As the funeral breaks up, Manolo, his producer Marisa (Leonor Watling, the elegant Spanish knockout probably best known as the comatose dancer in Talk to Her) and cameraman Ivan (José María Yazpik) begin looking for a bereaved child to interview. Seemingly unfolding in real time like Touch of Evil, we see the eventual suspected serial killer Vinicio arrive at the scene of the public funeral in his pickup truck while children play dangerously close to the street traffic. A hideous accident ensues, and for a terrifying few minues, a mob beats Vinicio, the driver of the truck that hits and kills a small child, and sets him on fire. This, of course, is awesome television and Manolo’s crew–instead of intervening in the near-riot–jostles for the perfect angles with which to capture the carnage. And at exactly the right moment, Manolo bursts into the frame and appears to be the hero who stops the lynching. It’s a powerful and disturbing opening scene, but it wasn’t until the movie was over that I realized how much this leading, bleeding sequence contributes to our interest in the subsequent story in which Vinicio and Manolo embark on a project of mutual exploitation.

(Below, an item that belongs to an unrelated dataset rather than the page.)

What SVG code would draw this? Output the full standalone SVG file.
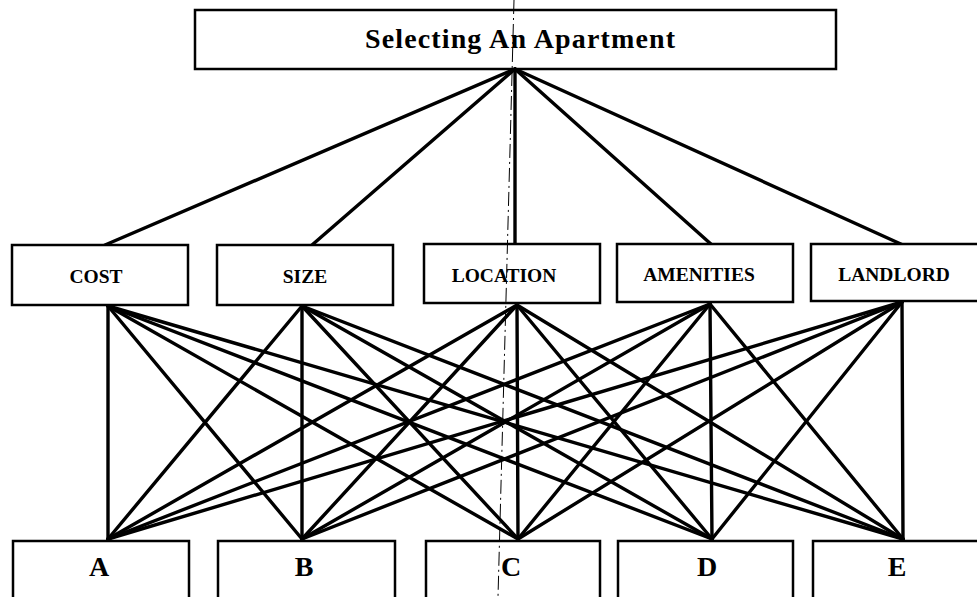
<svg xmlns="http://www.w3.org/2000/svg" width="977" height="597" viewBox="0 0 977 597">
<style>
.box{fill:#fff;stroke:#000;stroke-width:2.5}
.c{stroke:#000;stroke-width:3.4;stroke-linecap:round;fill:none}
.t{font-family:"Liberation Serif","Times New Roman",serif;font-weight:bold;fill:#000;text-anchor:middle}
.mid{font-size:19.5px}
.bot{font-size:28px}
.art{stroke:#000;stroke-width:1;stroke-dasharray:14 4 2 4;fill:none}
</style>
<rect width="977" height="597" fill="#fff"/>
<g id="goal">
<rect class="box" x="195" y="10" width="641" height="59"/>
<text class="t" x="520" y="48" font-size="28" textLength="310" lengthAdjust="spacing">Selecting An Apartment</text>
</g>
<g id="connectors">
<line class="c" x1="515" y1="69" x2="105" y2="245"/>
<line class="c" x1="515" y1="69" x2="312" y2="245"/>
<line class="c" x1="515" y1="69" x2="515" y2="245"/>
<line class="c" x1="515" y1="69" x2="712" y2="245"/>
<line class="c" x1="515" y1="69" x2="903" y2="245"/>
<!-- COST -->
<line class="c" x1="108" y1="306" x2="108" y2="539"/>
<line class="c" x1="108" y1="306" x2="302" y2="539"/>
<line class="c" x1="108" y1="306" x2="518" y2="539"/>
<line class="c" x1="108" y1="306" x2="712" y2="539"/>
<line class="c" x1="108" y1="306" x2="903" y2="539"/>
<!-- SIZE -->
<line class="c" x1="302" y1="306" x2="108" y2="539"/>
<line class="c" x1="302" y1="306" x2="302" y2="539"/>
<line class="c" x1="302" y1="306" x2="518" y2="539"/>
<line class="c" x1="302" y1="306" x2="712" y2="539"/>
<line class="c" x1="302" y1="306" x2="903" y2="539"/>
<!-- LOCATION -->
<line class="c" x1="517" y1="305" x2="108" y2="539"/>
<line class="c" x1="517" y1="305" x2="302" y2="539"/>
<line class="c" x1="517" y1="305" x2="518" y2="539"/>
<line class="c" x1="517" y1="305" x2="712" y2="539"/>
<line class="c" x1="517" y1="305" x2="903" y2="539"/>
<!-- AMENITIES -->
<line class="c" x1="710" y1="304" x2="108" y2="539"/>
<line class="c" x1="710" y1="304" x2="302" y2="539"/>
<line class="c" x1="710" y1="304" x2="518" y2="539"/>
<line class="c" x1="710" y1="304" x2="712" y2="539"/>
<line class="c" x1="710" y1="304" x2="903" y2="539"/>
<!-- LANDLORD -->
<line class="c" x1="902" y1="302" x2="108" y2="539"/>
<line class="c" x1="902" y1="302" x2="302" y2="539"/>
<line class="c" x1="902" y1="302" x2="518" y2="539"/>
<line class="c" x1="902" y1="302" x2="712" y2="539"/>
<line class="c" x1="902" y1="302" x2="903" y2="539"/>
</g>
<g id="cost">
<rect class="box" x="12" y="245" width="176" height="60"/>
<text class="t mid" x="96" y="283">COST</text>
</g>
<g id="size">
<rect class="box" x="217" y="245" width="176" height="60"/>
<text class="t mid" x="305" y="283">SIZE</text>
</g>
<g id="location">
<rect class="box" x="424" y="244" width="176" height="59"/>
<text class="t mid" x="504" y="282">LOCATION</text>
</g>
<g id="amenities">
<rect class="box" x="617" y="244" width="176" height="58"/>
<text class="t mid" x="699" y="281">AMENITIES</text>
</g>
<g id="landlord">
<rect class="box" x="811" y="244" width="168" height="57"/>
<text class="t mid" x="894" y="281">LANDLORD</text>
</g>
<g id="a">
<rect class="box" x="13" y="541" width="176" height="62"/>
<text class="t bot" x="99" y="576">A</text>
</g>
<g id="b">
<rect class="box" x="218" y="541" width="177" height="62"/>
<text class="t bot" x="304" y="576">B</text>
</g>
<g id="c">
<rect class="box" x="426" y="541" width="174" height="62"/>
<text class="t bot" x="511" y="576">C</text>
</g>
<g id="d">
<rect class="box" x="618" y="541" width="175" height="62"/>
<text class="t bot" x="707" y="576">D</text>
</g>
<g id="e">
<rect class="box" x="813" y="541" width="168" height="62"/>
<text class="t bot" x="897" y="576">E</text>
</g>
<line class="art" x1="514" y1="0" x2="498" y2="597"/>
</svg>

Leguizamo plays the journalist as a strutting glory hound–perhaps like the young Geraldo Rivera–while the suspected killer is acted by an excellent Mexican performer named Damién Alcázar. Leguizamo is a fine, powerful actor who all too often gets cast as the stock New York Latino in action movies, but he has done his finest work in his one-man stage shows like Mambo Mouth and Spic-o-Rama, and he also got deserved props for his turn as Toulouse-Lautrec in Moulin Rouge. Here, Leguizamo’s Manolo is the hotshot from a Miami-based Univision-like channel, an emerging Latino-American celebrity who seems to prefer Spanglish to Spanish (as does the Colombian-born but New York-raised Leguizamo himself). In this film, Miami seems to be the world capital of Latin America, and Leguizamo swaggers through the dusty village like a reigning matador, signing autographs for the children with the exact right amount of magnanimity.

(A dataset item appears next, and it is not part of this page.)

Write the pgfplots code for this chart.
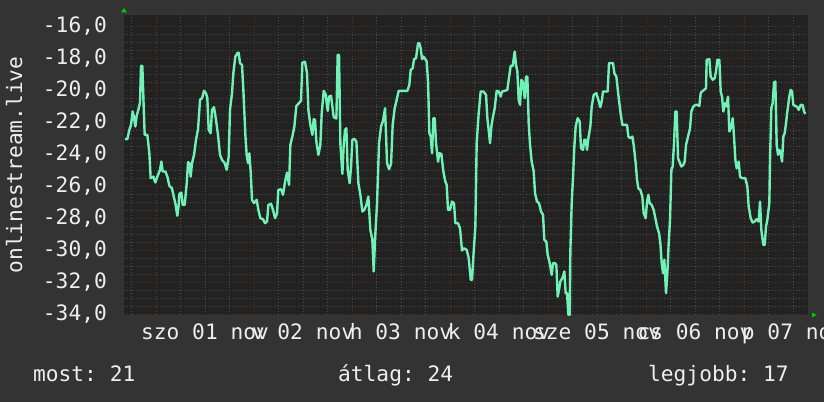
\documentclass[border=0pt]{standalone}
\usepackage{fontspec}
\setmainfont{DejaVu Sans Mono}
\usepackage{pgfplots}
\pgfplotsset{compat=1.18}
\definecolor{outerbg}{RGB}{51,51,51}
\definecolor{plotbg}{RGB}{34,34,34}
\definecolor{gridminor}{RGB}{78,78,78}
\definecolor{gridmajor}{RGB}{105,44,44}
\definecolor{linecol}{RGB}{112,242,180}
\definecolor{txt}{RGB}{238,238,238}
\definecolor{arrowgreen}{RGB}{0,200,0}
\frenchspacing
\begin{document}
\begin{tikzpicture}
\fill[outerbg] (-124pt,-87pt) rectangle (700pt,315pt);
\begin{axis}[
  scale only axis, width=684pt, height=300pt,
  at={(0pt,0pt)}, anchor=south west,
  xmin=-7.84, xmax=159.67, ymin=-34.05, ymax=-15.3,
  axis background/.style={fill=plotbg},
  axis line style={draw=none},
  major tick length=0pt, minor tick length=0pt,
  font=\fontsize{21.2}{24}\selectfont,
  tick label style={text=txt},
  xtick={12,36,60,84,108,132,156},
  xticklabels={szo 01 nov, v 02 nov, h 03 nov, k 04 nov, sze 05 nov, cs 06 nov, p 07 nov},
  xticklabel style={anchor=base, inner sep=0pt, yshift=-24pt},
  minor xtick={-6,6,18,30,42,54,66,78,90,102,114,126,138,150},
  extra x ticks={0,24,48,72,96,120,144},
  extra x tick labels={},
  extra x tick style={grid=major, major grid style={gridmajor, dash pattern=on 1pt off 2pt, line width=0.9pt}},
  ytick={-34,-32,...,-16},
  minor y tick num=3,
  yticklabel style={anchor=east, inner sep=0pt, xshift=-17pt,
    /pgf/number format/.cd, fixed, fixed zerofill, precision=1, use comma, assume math mode=true, /tikz/.cd},
  extra y ticks={-34,-32,...,-16},
  extra y tick labels={},
  extra y tick style={grid=major, major grid style={gridmajor, dash pattern=on 1pt off 2pt, line width=0.9pt}},
  grid=both,
  major grid style={gridminor, dash pattern=on 1pt off 2pt, line width=0.9pt},
  minor grid style={gridminor, dash pattern=on 1pt off 2pt, line width=0.9pt},
  ylabel={onlinestream.live},
  ylabel style={at={(axis description cs:-0.149,0.5)}, anchor=base, text=txt},
]
\addplot[linecol, line width=2.4pt, line join=round] coordinates {
(-7.59,-23.06) (-7.02,-23.06) (-6.53,-22.48) (-6.12,-22.17) (-5.71,-21.33) (-5.39,-21.69)
(-5.06,-22.27) (-4.73,-21.60) (-4.33,-21.23) (-3.92,-20.77) (-3.67,-18.48) (-3.35,-18.48)
(-3.10,-20.40) (-2.78,-22.79) (-2.12,-22.79) (-1.63,-23.94) (-1.31,-25.50) (-0.65,-25.40)
(-0.16,-25.77) (0.33,-25.40) (0.98,-24.98) (1.31,-24.46) (1.63,-25.08) (2.29,-25.08)
(2.78,-25.40) (3.27,-25.98) (3.92,-26.13) (4.24,-26.54) (4.73,-27.06) (5.22,-27.85)
(5.55,-27.17) (5.71,-26.48) (6.20,-26.40) (6.53,-27.17) (7.02,-27.17) (7.51,-25.85)
(7.84,-24.50) (8.16,-24.56) (8.49,-25.40) (8.82,-24.56) (9.31,-24.04) (9.80,-23.10)
(10.29,-22.44) (10.78,-20.60) (11.27,-20.50) (11.76,-20.04) (12.24,-20.19) (12.57,-20.50)
(12.90,-22.48) (13.39,-22.69) (13.71,-21.23) (14.20,-21.06) (14.69,-21.85) (15.18,-22.79)
(15.67,-24.04) (16.16,-24.35) (16.82,-24.56) (17.31,-24.98) (17.80,-24.15) (18.12,-21.23)
(18.61,-20.19) (18.94,-18.94) (19.43,-17.90) (19.92,-17.69) (20.24,-17.65) (20.57,-18.31)
(21.06,-18.42) (21.39,-19.98) (21.88,-22.79) (22.20,-24.04) (22.53,-24.56) (22.86,-23.94)
(23.18,-25.08) (23.51,-26.85) (24.00,-27.06)
(24.66,-26.85) (25.07,-27.48) (25.56,-28.00) (26.21,-28.06) (26.70,-28.31) (27.19,-28.21)
(27.52,-27.17) (28.17,-27.10) (28.66,-27.48) (29.15,-28.00) (29.64,-27.69) (29.96,-26.23)
(30.62,-26.19) (31.11,-26.54) (31.60,-25.71) (32.09,-25.15) (32.58,-25.92) (32.90,-23.42)
(33.39,-22.90) (33.88,-22.27) (34.37,-20.98) (35.02,-20.81) (35.52,-20.65) (35.84,-18.27)
(36.49,-18.23) (36.98,-18.94) (37.31,-21.23) (37.80,-22.17) (38.29,-22.79) (38.62,-21.81)
(38.94,-21.85) (39.27,-23.21) (39.76,-24.04) (40.25,-23.42) (40.58,-21.44) (41.07,-20.04)
(41.56,-20.29) (42.05,-21.29) (42.37,-20.40) (42.86,-20.35) (43.52,-21.69) (44.17,-21.77)
(44.49,-17.79) (44.82,-17.79) (45.15,-23.35) (45.64,-25.23) (45.96,-23.42) (46.29,-22.48)
(46.62,-22.38) (46.94,-24.98) (47.43,-25.81) (47.76,-24.77) (48.09,-23.10) (48.58,-23.04)
(49.07,-23.21) (49.56,-25.81) (50.05,-26.54) (50.54,-27.58) (51.03,-27.48) (51.52,-27.17)
(52.00,-26.65) (52.49,-28.73) (52.98,-29.35) (53.31,-31.33) (53.64,-29.35) (54.13,-27.06)
(54.62,-23.31) (55.11,-22.27) (55.60,-21.90) (56.09,-21.13) (56.58,-24.56) (57.07,-24.94)
(57.56,-24.60)
(57.96,-22.17) (58.45,-21.13) (58.94,-20.60) (59.43,-20.04) (60.09,-20.04) (60.90,-20.04)
(61.55,-20.04) (62.04,-19.67) (62.37,-18.73) (62.86,-18.63) (63.19,-18.06) (63.68,-18.00)
(64.17,-17.06) (64.49,-17.06) (64.82,-17.38) (65.15,-18.06) (65.47,-17.90) (65.96,-18.06)
(66.29,-18.21) (66.62,-19.46) (66.94,-22.69) (67.27,-22.90) (67.60,-23.94) (67.92,-21.75)
(68.25,-21.75) (68.58,-23.31) (69.07,-24.46) (69.39,-23.94) (69.88,-23.98) (70.37,-25.08)
(70.86,-25.71) (71.19,-25.92) (71.51,-27.48) (72.00,-27.48) (72.49,-26.96) (72.98,-27.06)
(73.31,-28.31) (73.96,-28.31) (74.45,-28.63) (74.94,-30.02) (75.43,-29.88) (76.09,-29.98)
(76.58,-30.50) (77.07,-31.85) (77.39,-31.85) (77.72,-30.40) (78.21,-28.52) (78.53,-23.31)
(79.02,-21.44) (79.51,-20.08) (80.17,-20.08) (80.82,-20.29) (81.15,-21.75) (81.47,-22.48)
(81.80,-23.31) (82.13,-22.27) (82.45,-21.75) (82.94,-21.13) (83.43,-20.04) (83.92,-20.08)
(84.41,-20.40) (84.74,-20.08) (85.39,-20.04) (86.04,-19.98) (86.37,-19.35) (86.86,-18.48)
(87.35,-18.48) (87.84,-17.58) (88.17,-18.42) (88.49,-18.83) (88.82,-20.60) (89.15,-20.92)
(89.47,-19.35) (89.80,-19.46) (90.29,-20.50) (90.62,-19.15) (90.94,-19.15) (91.27,-22.06)
(91.60,-23.42)
(92.00,-24.46) (92.49,-25.08) (92.82,-26.44) (93.31,-26.96) (93.80,-27.06) (94.29,-27.58)
(94.78,-27.79) (95.10,-29.35) (95.59,-29.46) (95.92,-30.29) (96.41,-30.81) (96.90,-31.54)
(97.23,-30.81) (97.72,-30.81) (98.04,-30.92) (98.37,-32.90) (98.70,-32.48) (99.02,-31.96)
(99.35,-31.81) (99.68,-31.65) (100.00,-31.33) (100.33,-32.69) (100.66,-32.69) (100.98,-34.04)
(101.31,-34.04) (101.47,-30.08) (101.80,-27.06) (102.13,-25.40) (102.45,-23.52) (102.78,-22.27)
(103.27,-21.75) (103.76,-21.96) (104.08,-23.63) (104.57,-23.73) (104.90,-23.10) (105.23,-23.10)
(105.55,-23.73) (105.88,-23.00) (106.37,-22.27) (106.70,-21.02) (107.19,-20.29) (107.84,-20.19)
(108.33,-20.60) (108.82,-21.06) (109.15,-20.71) (109.47,-20.08) (110.13,-20.08) (110.61,-20.08)
(110.94,-18.31) (111.43,-18.31) (111.92,-18.31) (112.25,-18.94) (112.74,-19.15) (113.23,-20.29)
(113.72,-21.33) (114.21,-22.17) (114.86,-22.17) (115.35,-22.17) (115.68,-22.90) (116.17,-23.00)
(116.66,-22.90) (116.98,-23.42) (117.47,-24.56) (117.80,-25.60) (118.12,-26.13) (118.61,-26.23)
(119.10,-26.65) (119.43,-27.69) (119.92,-28.00) (120.25,-26.96) (120.57,-26.54) (120.90,-27.06)
(121.39,-27.17) (121.88,-27.48) (122.21,-27.90) (122.70,-28.52) (123.19,-28.94) (123.51,-29.56)
(123.84,-30.81) (124.17,-31.44) (124.49,-30.60)
(124.90,-32.69) (125.23,-31.44) (125.55,-29.56) (125.88,-28.10) (126.21,-24.98) (126.53,-24.77)
(126.86,-23.31) (127.19,-21.33) (127.51,-21.33) (127.84,-24.25) (128.16,-24.46) (128.65,-24.77)
(129.14,-24.67) (129.47,-24.46) (129.80,-23.42) (130.29,-22.90) (130.78,-22.38) (131.10,-21.33)
(131.59,-21.02) (132.08,-20.92) (132.57,-20.92) (133.06,-20.98) (133.39,-20.19) (133.71,-20.08)
(134.21,-19.98) (134.69,-19.88) (134.86,-18.10) (135.51,-18.06) (135.84,-19.15) (136.33,-19.35)
(136.82,-19.25) (137.14,-18.83) (137.47,-18.10) (137.96,-18.10) (138.29,-20.08) (138.61,-20.40)
(138.94,-21.33) (139.27,-20.81) (139.59,-21.02) (140.08,-20.40) (140.41,-22.58) (140.90,-22.27)
(141.23,-21.75) (141.55,-22.90) (141.88,-24.35) (142.21,-24.88) (142.70,-24.46) (143.02,-25.40)
(143.51,-25.50) (144.33,-25.50) (144.82,-26.02) (145.14,-27.27) (145.63,-28.00) (146.12,-28.27)
(146.61,-28.21) (147.10,-28.06) (147.59,-28.21) (147.92,-26.96) (148.24,-28.73) (148.73,-29.67)
(149.06,-29.67) (149.39,-28.52) (149.71,-28.10) (150.20,-27.06) (150.37,-24.35) (150.69,-21.13)
(151.02,-20.81) (151.35,-19.52) (151.67,-19.46) (152.00,-23.42) (152.33,-24.04) (152.66,-23.73)
(152.98,-23.94) (153.31,-24.46) (153.63,-22.90) (153.96,-22.69) (154.29,-22.06) (154.61,-21.33)
(155.10,-20.40) (155.43,-19.98) (155.76,-20.08) (156.08,-20.92) (156.57,-20.98) (157.06,-21.06)
(157.39,-21.23) (157.88,-20.92) (158.37,-20.92) (158.69,-21.33) (159.02,-21.48)
};
\end{axis}
\fill[arrowgreen] (-3pt,302.5pt) -- (3pt,302.5pt) -- (0pt,307pt) -- cycle;
\fill[arrowgreen] (688pt,-2.5pt) -- (688pt,2.5pt) -- (692.5pt,0pt) -- cycle;
\begin{scope}[every node/.style={font=\fontsize{21.2}{24}\selectfont, text=txt, inner sep=0pt, anchor=base west}]
\node at (-91pt,-66pt) {most: 21};
\node at (214pt,-66pt) {átlag: 24};
\node at (524pt,-66pt) {legjobb: 17};
\end{scope}
\pgfresetboundingbox
\path (-124pt,-87pt) rectangle (700pt,315pt);
\end{tikzpicture}
\end{document}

Manolo’s principal foil becomes Vinicio, who is inexplicably jailed after his near-lynching, and spends the rest of the movie in a series of increasingly tense jailhouse interviews with the reporter. As Vinicio, Alcázar is phenomenal. He creates a character that manages to seduce and confuse us as much as he trips up Manolo. With a singular, mystifying sincerity, Alcázar’s Vinicio throws out self-serving information so casually that we become quite confused about his motives. Elsewhere in the cast, locals are cast to uniform sharpness–I especially liked the performance of Ecuadorean filmmaker Camilo Luzuriaga as the police investigator, the “only honest cop in Latin America,” as Watling’s Marisa says bitterly late in the film.

If I’ve avoided discussing more of the story, it’s because the plot is one that loses urgency in the retelling. Credit is due to the cast for selling this story, but credit is also due to the young French-Ecuadorean filmmaker Sebastián Cordero, here making his second feature film. Cordero’s feeling for his country is acute, from the slum housing built on wood pylons to keep the houses dry in the flood-prone country, to the understaffed and corrupt police force, to the horrific conditions in the jails of Guayaquil. But while Crónicas skewers the easy target of modern television news, its real value lies in its convincing depiction of contemporary South America, where even the most remote villages in the jungle and in the Andes are connected by a Miami satellite network. Last year’s Maria Full of Grace, a story about Colombian drug mules, earned well-deserved props, but that film, otherwise superior as it is, seems the product of diligent book-learning compared to the easy fluency of the tough, taut Crónicas.